» **Data section**
* * *
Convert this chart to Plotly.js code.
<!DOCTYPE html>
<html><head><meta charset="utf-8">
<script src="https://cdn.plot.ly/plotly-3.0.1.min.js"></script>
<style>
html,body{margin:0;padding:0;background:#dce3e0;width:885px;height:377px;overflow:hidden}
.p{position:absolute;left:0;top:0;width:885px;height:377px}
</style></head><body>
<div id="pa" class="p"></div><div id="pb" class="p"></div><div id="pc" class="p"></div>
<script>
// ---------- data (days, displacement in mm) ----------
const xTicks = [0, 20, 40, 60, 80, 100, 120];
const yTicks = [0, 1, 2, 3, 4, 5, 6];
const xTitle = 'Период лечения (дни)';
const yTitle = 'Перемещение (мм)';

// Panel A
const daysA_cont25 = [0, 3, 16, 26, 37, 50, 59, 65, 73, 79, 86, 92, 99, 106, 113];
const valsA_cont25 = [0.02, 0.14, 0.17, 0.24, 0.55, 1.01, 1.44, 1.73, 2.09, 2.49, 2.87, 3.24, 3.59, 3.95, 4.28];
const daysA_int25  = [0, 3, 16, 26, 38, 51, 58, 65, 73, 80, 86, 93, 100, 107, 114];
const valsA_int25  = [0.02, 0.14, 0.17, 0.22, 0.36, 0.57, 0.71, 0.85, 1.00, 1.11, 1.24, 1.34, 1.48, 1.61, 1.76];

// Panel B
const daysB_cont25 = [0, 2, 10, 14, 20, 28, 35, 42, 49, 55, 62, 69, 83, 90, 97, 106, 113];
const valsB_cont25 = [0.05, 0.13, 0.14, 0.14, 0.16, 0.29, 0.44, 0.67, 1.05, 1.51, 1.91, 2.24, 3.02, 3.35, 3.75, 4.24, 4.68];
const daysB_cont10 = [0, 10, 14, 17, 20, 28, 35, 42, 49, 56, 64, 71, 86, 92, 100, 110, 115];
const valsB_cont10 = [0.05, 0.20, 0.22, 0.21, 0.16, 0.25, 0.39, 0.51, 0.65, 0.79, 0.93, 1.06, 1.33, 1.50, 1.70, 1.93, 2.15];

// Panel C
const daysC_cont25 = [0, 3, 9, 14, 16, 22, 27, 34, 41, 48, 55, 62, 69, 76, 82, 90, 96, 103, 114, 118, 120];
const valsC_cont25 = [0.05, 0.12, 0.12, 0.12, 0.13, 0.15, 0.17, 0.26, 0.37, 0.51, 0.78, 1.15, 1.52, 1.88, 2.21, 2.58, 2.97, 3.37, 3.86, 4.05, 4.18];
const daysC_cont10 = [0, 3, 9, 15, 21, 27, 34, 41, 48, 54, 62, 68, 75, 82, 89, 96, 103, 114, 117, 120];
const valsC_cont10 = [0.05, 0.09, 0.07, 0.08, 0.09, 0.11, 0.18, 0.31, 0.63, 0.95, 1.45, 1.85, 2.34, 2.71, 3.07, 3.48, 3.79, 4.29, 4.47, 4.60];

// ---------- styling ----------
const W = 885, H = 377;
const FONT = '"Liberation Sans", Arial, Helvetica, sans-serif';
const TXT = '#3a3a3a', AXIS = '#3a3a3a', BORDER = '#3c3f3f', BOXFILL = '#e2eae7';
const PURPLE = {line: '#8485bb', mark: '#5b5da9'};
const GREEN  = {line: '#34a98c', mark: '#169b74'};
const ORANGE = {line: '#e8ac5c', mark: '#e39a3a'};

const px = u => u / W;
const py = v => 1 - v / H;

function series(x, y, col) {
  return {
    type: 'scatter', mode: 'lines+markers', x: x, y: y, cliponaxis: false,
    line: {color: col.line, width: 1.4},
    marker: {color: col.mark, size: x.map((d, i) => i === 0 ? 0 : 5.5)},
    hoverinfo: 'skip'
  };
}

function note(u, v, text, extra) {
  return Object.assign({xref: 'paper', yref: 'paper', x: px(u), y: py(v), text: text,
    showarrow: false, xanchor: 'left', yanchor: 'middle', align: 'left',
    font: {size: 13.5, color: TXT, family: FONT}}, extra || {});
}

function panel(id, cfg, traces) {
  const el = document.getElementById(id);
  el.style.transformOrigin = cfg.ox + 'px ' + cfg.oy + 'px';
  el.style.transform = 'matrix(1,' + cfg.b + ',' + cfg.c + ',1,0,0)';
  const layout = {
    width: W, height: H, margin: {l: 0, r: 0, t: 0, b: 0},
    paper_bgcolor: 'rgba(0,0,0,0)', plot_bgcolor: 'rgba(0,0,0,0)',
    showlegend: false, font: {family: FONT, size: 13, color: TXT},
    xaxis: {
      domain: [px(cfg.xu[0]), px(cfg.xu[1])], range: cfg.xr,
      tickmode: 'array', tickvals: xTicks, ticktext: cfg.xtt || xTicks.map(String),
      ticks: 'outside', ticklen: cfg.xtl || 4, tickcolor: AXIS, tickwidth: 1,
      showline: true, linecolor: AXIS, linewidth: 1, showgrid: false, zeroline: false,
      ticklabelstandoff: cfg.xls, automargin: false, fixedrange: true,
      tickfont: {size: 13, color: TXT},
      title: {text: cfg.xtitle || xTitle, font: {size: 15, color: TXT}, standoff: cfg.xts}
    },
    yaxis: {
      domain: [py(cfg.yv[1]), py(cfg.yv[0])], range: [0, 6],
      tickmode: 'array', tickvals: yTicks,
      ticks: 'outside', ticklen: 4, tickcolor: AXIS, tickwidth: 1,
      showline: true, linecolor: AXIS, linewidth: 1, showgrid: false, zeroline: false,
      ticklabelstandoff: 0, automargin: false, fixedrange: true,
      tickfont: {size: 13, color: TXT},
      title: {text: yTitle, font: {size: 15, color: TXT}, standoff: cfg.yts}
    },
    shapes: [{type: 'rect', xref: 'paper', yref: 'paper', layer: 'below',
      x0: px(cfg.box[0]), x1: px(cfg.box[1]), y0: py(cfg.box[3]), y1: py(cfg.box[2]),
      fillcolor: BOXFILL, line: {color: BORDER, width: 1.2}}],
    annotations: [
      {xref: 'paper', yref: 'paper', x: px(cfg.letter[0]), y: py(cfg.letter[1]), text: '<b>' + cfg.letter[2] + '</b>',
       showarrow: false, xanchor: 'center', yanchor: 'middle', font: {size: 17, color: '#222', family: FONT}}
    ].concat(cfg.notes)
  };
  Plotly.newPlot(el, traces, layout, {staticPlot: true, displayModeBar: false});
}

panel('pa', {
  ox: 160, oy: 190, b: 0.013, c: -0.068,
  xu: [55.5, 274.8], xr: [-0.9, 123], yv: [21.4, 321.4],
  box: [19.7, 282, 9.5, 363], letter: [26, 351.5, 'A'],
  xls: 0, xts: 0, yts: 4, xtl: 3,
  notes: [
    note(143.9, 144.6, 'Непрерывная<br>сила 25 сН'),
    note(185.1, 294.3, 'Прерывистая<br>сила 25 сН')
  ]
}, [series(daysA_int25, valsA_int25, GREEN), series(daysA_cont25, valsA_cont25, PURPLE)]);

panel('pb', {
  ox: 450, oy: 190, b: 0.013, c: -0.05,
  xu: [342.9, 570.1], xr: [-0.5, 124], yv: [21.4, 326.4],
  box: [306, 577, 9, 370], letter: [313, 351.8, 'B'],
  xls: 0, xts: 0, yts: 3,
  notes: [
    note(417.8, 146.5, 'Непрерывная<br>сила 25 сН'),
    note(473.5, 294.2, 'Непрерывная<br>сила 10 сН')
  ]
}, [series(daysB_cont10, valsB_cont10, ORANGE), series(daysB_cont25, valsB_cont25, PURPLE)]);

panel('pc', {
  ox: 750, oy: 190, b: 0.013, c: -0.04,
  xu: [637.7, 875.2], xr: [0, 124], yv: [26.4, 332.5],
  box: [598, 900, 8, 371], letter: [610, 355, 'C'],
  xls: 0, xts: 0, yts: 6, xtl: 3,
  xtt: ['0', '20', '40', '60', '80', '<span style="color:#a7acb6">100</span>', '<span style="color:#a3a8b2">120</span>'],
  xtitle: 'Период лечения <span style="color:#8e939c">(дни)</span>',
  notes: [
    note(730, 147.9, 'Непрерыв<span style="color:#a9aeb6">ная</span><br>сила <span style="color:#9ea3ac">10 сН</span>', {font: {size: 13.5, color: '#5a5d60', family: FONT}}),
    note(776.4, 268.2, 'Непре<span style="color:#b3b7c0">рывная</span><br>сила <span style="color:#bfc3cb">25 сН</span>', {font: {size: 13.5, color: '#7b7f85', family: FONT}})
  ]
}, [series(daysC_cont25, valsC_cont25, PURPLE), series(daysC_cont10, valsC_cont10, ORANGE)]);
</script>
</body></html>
* * *
» **What to do**
Copy the lines from the start of the data verbatim, stopping after the line containing "const yTitle = 'Перемещение (мм)';".

» **Complete answer**
Convert this chart to Plotly.js code.
<!DOCTYPE html>
<html><head><meta charset="utf-8">
<script src="https://cdn.plot.ly/plotly-3.0.1.min.js"></script>
<style>
html,body{margin:0;padding:0;background:#dce3e0;width:885px;height:377px;overflow:hidden}
.p{position:absolute;left:0;top:0;width:885px;height:377px}
</style></head><body>
<div id="pa" class="p"></div><div id="pb" class="p"></div><div id="pc" class="p"></div>
<script>
// ---------- data (days, displacement in mm) ----------
const xTicks = [0, 20, 40, 60, 80, 100, 120];
const yTicks = [0, 1, 2, 3, 4, 5, 6];
const xTitle = 'Период лечения (дни)';
const yTitle = 'Перемещение (мм)';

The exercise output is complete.